• **Goal**:
Your task is to retype the lines from the opening of the material through the line that includes "0.94, 0.89, 0.94, 1.05, 1.01, 1.03, 1.01, 1.00, 1.20]". Do not copy the pictures.

• **Data segment**:
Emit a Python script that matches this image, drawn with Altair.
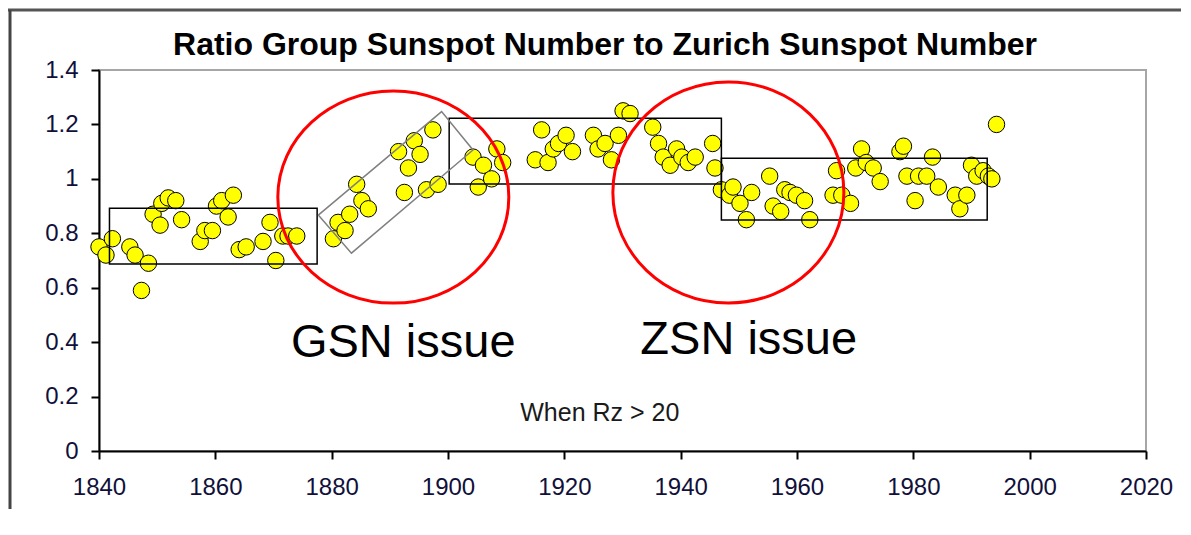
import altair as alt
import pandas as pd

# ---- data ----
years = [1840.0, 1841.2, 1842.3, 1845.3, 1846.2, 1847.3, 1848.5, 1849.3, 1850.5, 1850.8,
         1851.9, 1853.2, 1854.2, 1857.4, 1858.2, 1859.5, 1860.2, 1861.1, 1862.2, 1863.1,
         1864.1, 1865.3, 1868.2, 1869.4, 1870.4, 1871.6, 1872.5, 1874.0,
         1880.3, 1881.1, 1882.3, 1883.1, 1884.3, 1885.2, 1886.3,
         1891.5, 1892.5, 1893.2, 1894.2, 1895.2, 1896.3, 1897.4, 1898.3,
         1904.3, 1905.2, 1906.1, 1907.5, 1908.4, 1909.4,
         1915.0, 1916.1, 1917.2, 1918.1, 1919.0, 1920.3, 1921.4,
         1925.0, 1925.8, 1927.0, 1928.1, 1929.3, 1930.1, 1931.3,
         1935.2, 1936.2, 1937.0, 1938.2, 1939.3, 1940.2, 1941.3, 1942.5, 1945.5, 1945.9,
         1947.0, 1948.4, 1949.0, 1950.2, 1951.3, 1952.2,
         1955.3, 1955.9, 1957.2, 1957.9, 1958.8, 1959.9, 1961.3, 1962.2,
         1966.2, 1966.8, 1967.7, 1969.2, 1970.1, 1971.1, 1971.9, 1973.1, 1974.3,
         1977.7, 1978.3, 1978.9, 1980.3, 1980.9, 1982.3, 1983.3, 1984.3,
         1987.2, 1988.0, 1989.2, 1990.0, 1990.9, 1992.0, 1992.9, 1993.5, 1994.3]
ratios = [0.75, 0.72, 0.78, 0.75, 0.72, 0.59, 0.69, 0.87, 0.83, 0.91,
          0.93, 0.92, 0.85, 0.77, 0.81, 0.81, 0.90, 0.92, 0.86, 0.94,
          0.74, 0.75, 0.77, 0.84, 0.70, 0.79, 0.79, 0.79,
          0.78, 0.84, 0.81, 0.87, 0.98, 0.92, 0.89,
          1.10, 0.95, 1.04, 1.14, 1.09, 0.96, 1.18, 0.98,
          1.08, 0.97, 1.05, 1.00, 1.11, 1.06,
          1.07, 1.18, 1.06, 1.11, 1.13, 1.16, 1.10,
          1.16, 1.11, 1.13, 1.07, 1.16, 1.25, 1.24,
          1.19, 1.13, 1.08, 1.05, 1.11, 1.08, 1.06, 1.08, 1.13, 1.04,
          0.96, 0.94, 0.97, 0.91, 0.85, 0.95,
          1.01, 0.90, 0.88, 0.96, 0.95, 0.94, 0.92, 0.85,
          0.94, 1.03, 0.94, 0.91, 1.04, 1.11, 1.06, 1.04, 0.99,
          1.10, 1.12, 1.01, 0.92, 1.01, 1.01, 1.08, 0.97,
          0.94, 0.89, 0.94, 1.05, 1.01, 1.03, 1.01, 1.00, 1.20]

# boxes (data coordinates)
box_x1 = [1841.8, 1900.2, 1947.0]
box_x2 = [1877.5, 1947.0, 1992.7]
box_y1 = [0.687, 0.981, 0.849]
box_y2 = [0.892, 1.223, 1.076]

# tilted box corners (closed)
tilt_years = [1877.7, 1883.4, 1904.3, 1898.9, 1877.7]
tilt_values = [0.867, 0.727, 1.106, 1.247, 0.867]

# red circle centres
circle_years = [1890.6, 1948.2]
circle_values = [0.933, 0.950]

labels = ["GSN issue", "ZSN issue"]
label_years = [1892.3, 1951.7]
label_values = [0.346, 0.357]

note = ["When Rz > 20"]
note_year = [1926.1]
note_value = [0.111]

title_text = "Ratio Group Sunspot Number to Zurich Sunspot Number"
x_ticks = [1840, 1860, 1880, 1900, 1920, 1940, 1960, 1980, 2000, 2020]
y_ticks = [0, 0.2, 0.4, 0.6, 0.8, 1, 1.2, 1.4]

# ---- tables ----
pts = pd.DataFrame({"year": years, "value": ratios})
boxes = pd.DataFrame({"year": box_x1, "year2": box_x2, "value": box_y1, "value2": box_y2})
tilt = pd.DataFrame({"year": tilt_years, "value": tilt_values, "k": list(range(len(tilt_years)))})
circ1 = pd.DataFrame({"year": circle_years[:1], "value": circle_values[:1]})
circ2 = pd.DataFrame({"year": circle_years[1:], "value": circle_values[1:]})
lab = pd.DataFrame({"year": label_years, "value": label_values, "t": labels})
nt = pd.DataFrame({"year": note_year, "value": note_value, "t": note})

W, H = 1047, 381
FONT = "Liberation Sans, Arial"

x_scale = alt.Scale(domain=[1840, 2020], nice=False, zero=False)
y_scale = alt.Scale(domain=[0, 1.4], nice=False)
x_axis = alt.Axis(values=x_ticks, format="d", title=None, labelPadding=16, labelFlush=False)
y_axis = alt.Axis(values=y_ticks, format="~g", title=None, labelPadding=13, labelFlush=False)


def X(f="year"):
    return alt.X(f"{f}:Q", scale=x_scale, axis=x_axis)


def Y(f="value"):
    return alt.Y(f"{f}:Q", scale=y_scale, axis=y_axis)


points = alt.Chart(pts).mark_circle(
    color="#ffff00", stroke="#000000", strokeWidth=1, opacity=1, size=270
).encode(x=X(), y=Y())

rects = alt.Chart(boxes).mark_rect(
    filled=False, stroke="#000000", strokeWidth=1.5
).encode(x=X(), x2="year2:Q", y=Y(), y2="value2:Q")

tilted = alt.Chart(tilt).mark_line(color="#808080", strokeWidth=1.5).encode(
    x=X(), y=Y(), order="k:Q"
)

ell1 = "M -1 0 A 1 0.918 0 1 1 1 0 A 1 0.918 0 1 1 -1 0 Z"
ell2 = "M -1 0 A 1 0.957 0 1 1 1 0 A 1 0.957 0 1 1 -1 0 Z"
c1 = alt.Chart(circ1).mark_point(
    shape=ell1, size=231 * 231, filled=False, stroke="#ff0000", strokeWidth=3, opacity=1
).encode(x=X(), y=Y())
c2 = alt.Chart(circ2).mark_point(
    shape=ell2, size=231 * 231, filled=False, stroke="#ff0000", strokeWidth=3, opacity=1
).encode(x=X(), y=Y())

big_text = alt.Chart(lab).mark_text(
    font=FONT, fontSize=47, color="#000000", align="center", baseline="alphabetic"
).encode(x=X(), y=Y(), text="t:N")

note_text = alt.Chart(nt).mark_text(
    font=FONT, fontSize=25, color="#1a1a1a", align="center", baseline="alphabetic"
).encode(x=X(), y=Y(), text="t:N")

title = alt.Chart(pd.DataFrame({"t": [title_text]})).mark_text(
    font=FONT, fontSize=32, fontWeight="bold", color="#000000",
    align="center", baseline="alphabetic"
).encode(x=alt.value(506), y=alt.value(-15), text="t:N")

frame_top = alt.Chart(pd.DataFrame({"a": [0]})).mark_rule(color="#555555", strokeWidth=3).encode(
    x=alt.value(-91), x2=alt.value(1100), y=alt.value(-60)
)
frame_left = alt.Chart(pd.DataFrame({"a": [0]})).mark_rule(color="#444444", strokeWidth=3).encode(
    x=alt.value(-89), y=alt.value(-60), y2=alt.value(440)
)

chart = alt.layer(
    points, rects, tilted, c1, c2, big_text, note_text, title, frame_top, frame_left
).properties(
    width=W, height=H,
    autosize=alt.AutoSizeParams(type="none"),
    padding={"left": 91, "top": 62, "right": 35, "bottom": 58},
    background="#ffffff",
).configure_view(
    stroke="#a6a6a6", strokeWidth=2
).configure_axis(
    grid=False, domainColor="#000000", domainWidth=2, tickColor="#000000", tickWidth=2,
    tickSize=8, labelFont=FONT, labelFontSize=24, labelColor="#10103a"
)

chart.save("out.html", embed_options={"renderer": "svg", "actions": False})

• **Exercise result**:
Emit a Python script that matches this image, drawn with Altair.
import altair as alt
import pandas as pd

# ---- data ----
years = [1840.0, 1841.2, 1842.3, 1845.3, 1846.2, 1847.3, 1848.5, 1849.3, 1850.5, 1850.8,
         1851.9, 1853.2, 1854.2, 1857.4, 1858.2, 1859.5, 1860.2, 1861.1, 1862.2, 1863.1,
         1864.1, 1865.3, 1868.2, 1869.4, 1870.4, 1871.6, 1872.5, 1874.0,
         1880.3, 1881.1, 1882.3, 1883.1, 1884.3, 1885.2, 1886.3,
         1891.5, 1892.5, 1893.2, 1894.2, 1895.2, 1896.3, 1897.4, 1898.3,
         1904.3, 1905.2, 1906.1, 1907.5, 1908.4, 1909.4,
         1915.0, 1916.1, 1917.2, 1918.1, 1919.0, 1920.3, 1921.4,
         1925.0, 1925.8, 1927.0, 1928.1, 1929.3, 1930.1, 1931.3,
         1935.2, 1936.2, 1937.0, 1938.2, 1939.3, 1940.2, 1941.3, 1942.5, 1945.5, 1945.9,
         1947.0, 1948.4, 1949.0, 1950.2, 1951.3, 1952.2,
         1955.3, 1955.9, 1957.2, 1957.9, 1958.8, 1959.9, 1961.3, 1962.2,
         1966.2, 1966.8, 1967.7, 1969.2, 1970.1, 1971.1, 1971.9, 1973.1, 1974.3,
         1977.7, 1978.3, 1978.9, 1980.3, 1980.9, 1982.3, 1983.3, 1984.3,
         1987.2, 1988.0, 1989.2, 1990.0, 1990.9, 1992.0, 1992.9, 1993.5, 1994.3]
ratios = [0.75, 0.72, 0.78, 0.75, 0.72, 0.59, 0.69, 0.87, 0.83, 0.91,
          0.93, 0.92, 0.85, 0.77, 0.81, 0.81, 0.90, 0.92, 0.86, 0.94,
          0.74, 0.75, 0.77, 0.84, 0.70, 0.79, 0.79, 0.79,
          0.78, 0.84, 0.81, 0.87, 0.98, 0.92, 0.89,
          1.10, 0.95, 1.04, 1.14, 1.09, 0.96, 1.18, 0.98,
          1.08, 0.97, 1.05, 1.00, 1.11, 1.06,
          1.07, 1.18, 1.06, 1.11, 1.13, 1.16, 1.10,
          1.16, 1.11, 1.13, 1.07, 1.16, 1.25, 1.24,
          1.19, 1.13, 1.08, 1.05, 1.11, 1.08, 1.06, 1.08, 1.13, 1.04,
          0.96, 0.94, 0.97, 0.91, 0.85, 0.95,
          1.01, 0.90, 0.88, 0.96, 0.95, 0.94, 0.92, 0.85,
          0.94, 1.03, 0.94, 0.91, 1.04, 1.11, 1.06, 1.04, 0.99,
          1.10, 1.12, 1.01, 0.92, 1.01, 1.01, 1.08, 0.97,
          0.94, 0.89, 0.94, 1.05, 1.01, 1.03, 1.01, 1.00, 1.20]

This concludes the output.